Three more artists could be integrated into the premise but with sufficient aesthetic contemplation of inherent differences. Inspired by the farming culture of her native town in Tripura, artist Gopa Roy employed a variety of natural material like straw pulp, jute, thread, tree bark and rice paper to depict the dichotomy of her rural roots against the urban sprawl of Delhi. Preksha Golchha’s interactive installation mediated between sound and image, bringing awareness  upon displacement and encroachment of village land in the name of development. She used patched jute suspensions along with the sounds of a bustling neighborhood to recreate a multi-sensory experience for the visitor. Sapna Kuniyal created a series of two paintings titled Pungad (Garhwali word meaning ‘farming land’), reflecting upon the agricultural anthropology of her native state Uttarakhand. The paintings encased an asymmetric pattern of farming tools and circular breads showing the microcosm of the farming community that grows for all and feeds unconditionally. An uncanny coexistence of six more artists in this exhibition highlighted their individual, deep rooted entanglements with land, in synchronicity with the spirit of the master narrative of the show.

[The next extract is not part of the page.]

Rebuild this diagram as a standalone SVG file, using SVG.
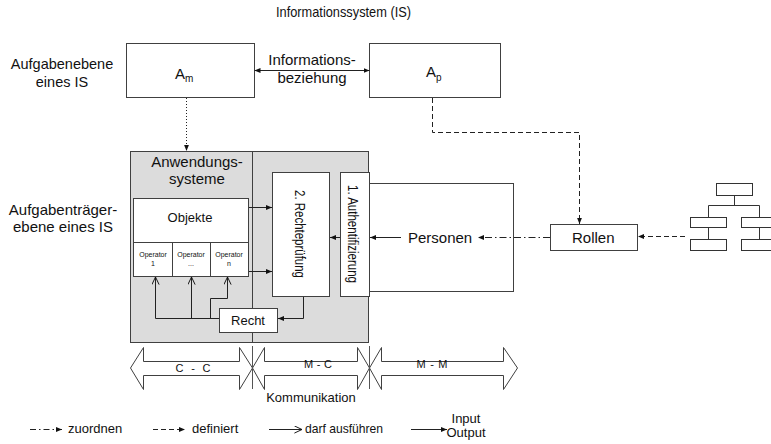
<svg xmlns="http://www.w3.org/2000/svg" width="771" height="444" viewBox="0 0 771 444">
<style>
text{font-family:"Liberation Sans",Arial,sans-serif;fill:#111}
.box{fill:#fff;stroke:#404040;stroke-width:1}
.ln{fill:none;stroke:#222;stroke-width:1}
.t15{font-size:15px}
.t13{font-size:13px}
.mid{text-anchor:middle}
.op{font-size:7px;text-anchor:middle}
</style>
<defs>
<marker id="fa" viewBox="0 0 10 10" refX="10" refY="5" markerWidth="6" markerHeight="6" orient="auto-start-reverse" markerUnits="userSpaceOnUse"><path d="M0,1 L10,5 L0,9 z" fill="#111"/></marker>
<marker id="oa" viewBox="0 0 10 10" refX="9.5" refY="5" markerWidth="8" markerHeight="8" orient="auto" markerUnits="userSpaceOnUse"><path d="M0,0.5 L9.5,5 L0,9.5" fill="none" stroke="#111" stroke-width="1.2"/></marker>
</defs>

<text class="t15" x="276" y="17" textLength="135" lengthAdjust="spacingAndGlyphs">Informationssystem (IS)</text>
<g id="label-aufgabenebene">
<text class="mid" font-size="14.5" x="62" y="69">Aufgabenebene</text>
<text class="mid" font-size="14.5" x="62" y="87">eines IS</text>
</g>
<g id="label-aufgabentraeger">
<text class="t15 mid" x="63" y="215">Aufgabenträger-</text>
<text class="t15 mid" x="63" y="232">ebene eines IS</text>
</g>

<g id="Am">
<rect class="box" x="126.5" y="43.5" width="128" height="54"/>
<text class="t15" x="175" y="79">A<tspan font-size="10" dy="3">m</tspan></text>
</g>
<g id="Ap">
<rect class="box" x="369.5" y="43.5" width="131" height="54"/>
<text class="t15" x="426" y="77">A<tspan font-size="10" dy="4">p</tspan></text>
</g>
<g id="label-infobeziehung">
<text class="t15 mid" x="312" y="65">Informations-</text>
<text class="t15 mid" x="312" y="83">beziehung</text>
</g>

<g id="anwendungssysteme">
<rect x="130.5" y="151.5" width="238" height="191" fill="#dcdcdc" stroke="#404040"/>
<line x1="252.5" y1="151.5" x2="252.5" y2="342.5" stroke="#404040"/>
<text class="t15 mid" x="197" y="167">Anwendungs-</text>
<text class="t15 mid" x="197" y="184">systeme</text>
</g>
<g id="objekte">
<rect class="box" x="133.5" y="198.5" width="115" height="78"/>
<line x1="133.5" y1="242.5" x2="248.5" y2="242.5" stroke="#404040"/>
<line x1="172.5" y1="242.5" x2="172.5" y2="276.5" stroke="#404040"/>
<line x1="210.5" y1="242.5" x2="210.5" y2="276.5" stroke="#404040"/>
<text class="t13 mid" x="190" y="222">Objekte</text>
<text class="op" x="153" y="257">Operator</text><text class="op" x="153" y="266">1</text>
<text class="op" x="191" y="257">Operator</text><text class="op" x="191" y="266">...</text>
<text class="op" x="229" y="257">Operator</text><text class="op" x="229" y="266">n</text>
</g>
<g id="rechtepruefung">
<rect class="box" x="272.5" y="172.5" width="57" height="124"/>
<text class="mid" font-size="14" transform="translate(300,234) rotate(90)" x="0" y="5" textLength="88" lengthAdjust="spacingAndGlyphs">2. Rechteprüfung</text>
</g>
<g id="personen">
<rect class="box" x="369.5" y="183.5" width="144" height="108"/>
<text class="t15" x="408" y="243">Personen</text>
</g>
<g id="authentifizierung">
<rect class="box" x="340.5" y="172.5" width="29" height="124"/>
<text class="mid" font-size="14" transform="translate(353,234) rotate(90)" x="0" y="5" textLength="98" lengthAdjust="spacingAndGlyphs">1. Authentifizierung</text>
</g>
<g id="recht">
<rect class="box" x="219.5" y="308.5" width="58" height="24"/>
<text class="t13 mid" x="248" y="325">Recht</text>
</g>
<g id="rollen">
<rect class="box" x="550.5" y="224.5" width="87" height="26"/>
<text class="t15" x="572" y="243">Rollen</text>
</g>
<g id="hierarchie" fill="#fff" stroke="#333">
<rect x="716.5" y="183.5" width="36" height="12"/>
<path d="M734.5,195.5 V205.5 M708.5,217.5 V205.5 H759.5 V217.5 M708.5,227.5 V239.5 M759.5,227.5 V239.5" fill="none"/>
<rect x="690.5" y="217.5" width="36" height="10"/>
<rect x="690.5" y="239.5" width="36" height="11"/>
<rect x="741.5" y="217.5" width="36" height="10"/>
<rect x="741.5" y="239.5" width="36" height="11"/>
</g>

<g id="connectors">
<line class="ln" x1="254.5" y1="70.5" x2="369.5" y2="70.5" marker-start="url(#fa)" marker-end="url(#fa)"/>
<line class="ln" x1="186.5" y1="98" x2="186.5" y2="151" stroke-dasharray="1 2" marker-end="url(#fa)"/>
<path class="ln" d="M432.5,98 V132.5 H579.5 V224" stroke-dasharray="5 3" marker-end="url(#fa)"/>
<path class="ln" d="M685,236.5 H638" stroke-dasharray="5 3" marker-end="url(#fa)"/>
<path class="ln" d="M550,237.5 H478" stroke-dasharray="7 3 1.5 3" marker-end="url(#fa)"/>
<path class="ln" d="M401,237.5 H370" marker-end="url(#fa)"/>
<path class="ln" d="M340,237.5 H330" marker-end="url(#fa)"/>
<path class="ln" d="M249,207.5 H272" marker-end="url(#fa)"/>
<path class="ln" d="M249,271.5 H272" marker-end="url(#fa)"/>
<path class="ln" d="M303.5,297 V318.5 H278" marker-end="url(#fa)"/>
<path class="ln" d="M219,318.5 H155.5 V277" marker-end="url(#oa)"/>
<path class="ln" d="M191.5,318.5 V277" marker-end="url(#oa)"/>
<path class="ln" d="M210.5,318.5 V298.5 H227.5 V277" marker-end="url(#oa)"/>
</g>

<g id="kommunikation" fill="#fff" stroke="#404040">
<polygon points="130.5,368 143.5,347.5 143.5,361.5 239.5,361.5 239.5,347.5 252.5,368 239.5,389.5 239.5,375.5 143.5,375.5 143.5,389.5"/>
<polygon points="252.5,368 264.5,347.5 264.5,361.5 357.5,361.5 357.5,347.5 369.5,368 357.5,389.5 357.5,375.5 264.5,375.5 264.5,389.5"/>
<polygon points="369.5,368 381.5,347.5 381.5,361.5 503.5,361.5 503.5,347.5 517.5,368 503.5,389.5 503.5,375.5 381.5,375.5 381.5,389.5"/>
<line x1="252.5" y1="346" x2="252.5" y2="389" stroke="#555"/>
<line x1="369.5" y1="346" x2="369.5" y2="389" stroke="#555"/>
</g>
<text font-size="11" class="mid" x="193" y="372" textLength="35" lengthAdjust="spacing">C - C</text>
<text font-size="11" class="mid" x="318" y="368" textLength="28" lengthAdjust="spacing">M - C</text>
<text font-size="11" class="mid" x="432" y="368" textLength="31" lengthAdjust="spacing">M - M</text>
<text class="t13 mid" x="311" y="402">Kommunikation</text>

<g id="legende">
<line class="ln" x1="30" y1="429.5" x2="62" y2="429.5" stroke-dasharray="6 3 1.5 3" marker-end="url(#fa)"/>
<text class="t13" x="68" y="433">zuordnen</text>
<line class="ln" x1="153" y1="429.5" x2="185" y2="429.5" stroke-dasharray="5 3" marker-end="url(#fa)"/>
<text class="t13" x="192" y="433">definiert</text>
<line class="ln" x1="269" y1="429.5" x2="302" y2="429.5" marker-end="url(#oa)"/>
<text class="t13" x="305" y="433" textLength="78" lengthAdjust="spacingAndGlyphs">darf ausführen</text>
<line class="ln" x1="411" y1="429.5" x2="447" y2="429.5" marker-end="url(#fa)"/>
<text class="t13 mid" x="466" y="423">Input</text>
<text class="t13 mid" x="466" y="437">Output</text>
</g>
</svg>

The premise of building an exhibition through a relational framework of engagement and exchange in a residency can privilege tactile conversations and connections. For a viewer, the exhibition format could not embrace and deliver these connections and only fulfilled its curricular role of display. On critical reflection, one may argue that the exhibition situated itself in a paradoxical space which hovered between a thematic exhibition and the presentation of geographically diverse positions of artists who are not very visible in Delhi. Even though the artworks were intrinsically charged, their coming together did not clearly expose those inherent tensions. Conceptually the exhibition was suggestive of civic engagement but the actual parameters of exchange were rather delusional. The artists and the exhibition held together the national with the subjective local in a seamless stance, nevertheless coping with constraint and collaboration, nostalgia and conservative radicality all in the same vein. The exhibition, lined with social advocacy, built up questions which were of wider significance than mere whispers of terrestriality pan-India.

Through dialogue with fine art, film, literature and fashion, the contributions here draw attention to the power relations implicated in and upset by claims of visibility. They show how visual culture and cultural industries are today complicated by geopolitics of location and mobility, inscribed with tensions between knowledge and perception.[4]

Taking a cue from Zeena Feldman’s engaging writing on the theme of visibility, it is essential to say that seeing something is different from knowing it, especially when the contemporary art arena serves raking diagonals and dense cross-hatches of meaning. Bringing art, film, literature and fashion together, visual art exhibitions emerge as collaborative spaces but should they always assimilate and homogenize a singular narrative as a sanitized projection? Or maybe one should ask - how should an exhibition responsibly handle diversity without endangering its purpose? The two exhibitions discussed here are distinct curatorial models that in their own curative-speculative ways were embedded in reappraising an optimistic stance in an unfavorable ecological reality. Both the shows had a fairly similar spatial and temporal expanse, similar number of artists, same city, but the reach and resonance were distinct. These two containers of contemporary visual culture were two ideational possibilities of positioning a cause and bringing presence to what is absent.

 

Preeti Kathuria is a writer, curator and an educator currently pursuing her PhD in History of Art, at the University of Applied Arts, Vienna, Austria. She holds post-graduate degrees in History of Art from the National Museum Institute, New Delhi and in Curating Contemporary Art from the Royal College of Art, London as a Charles Wallace India Trust Scholar. She has worked as Assistant Editor, Contemporary Art, with the Lalit Kala Akademi (National Academy of Art), New Delhi, and has been writing on contemporary art for various art journals and magazines. Besides critical writing and editorial work, she has taught visual art at several universities and colleges in India. She has presented her research work at Global New Voices 2024, Association for Art History, UK, The Courtauld Institute of Art, London, University of Toronto, Canada, die Angewandte, Vienna, and Tranzit Iasi, Romania, in recent years.


Notes

[1] Athreya, Venkatesh B, R V Bhavani, A Narayanamoorthy, R Sujatha, and M.S Swaminathan. Whither Rural India: Political Economy of Agrarian Transformation in Contemporary India: A Festschrift for Venkatesh B. Athreya. New Delhi, India: Tulika Books, 2019.

[2] Srinivas Aditya Mopidevi, Thukral and Tagra, Sustaina India, New Delhi, India 2024.

[3] Srinivas Mangipudi, Srinivas Aditya Mopidevi, Climate Recipes. Goa, India 2023

[4] Zeena Feldman, Art and the Politics of Visibility: Contesting the Global, Local and the in-Between. (London: 2017), p.3.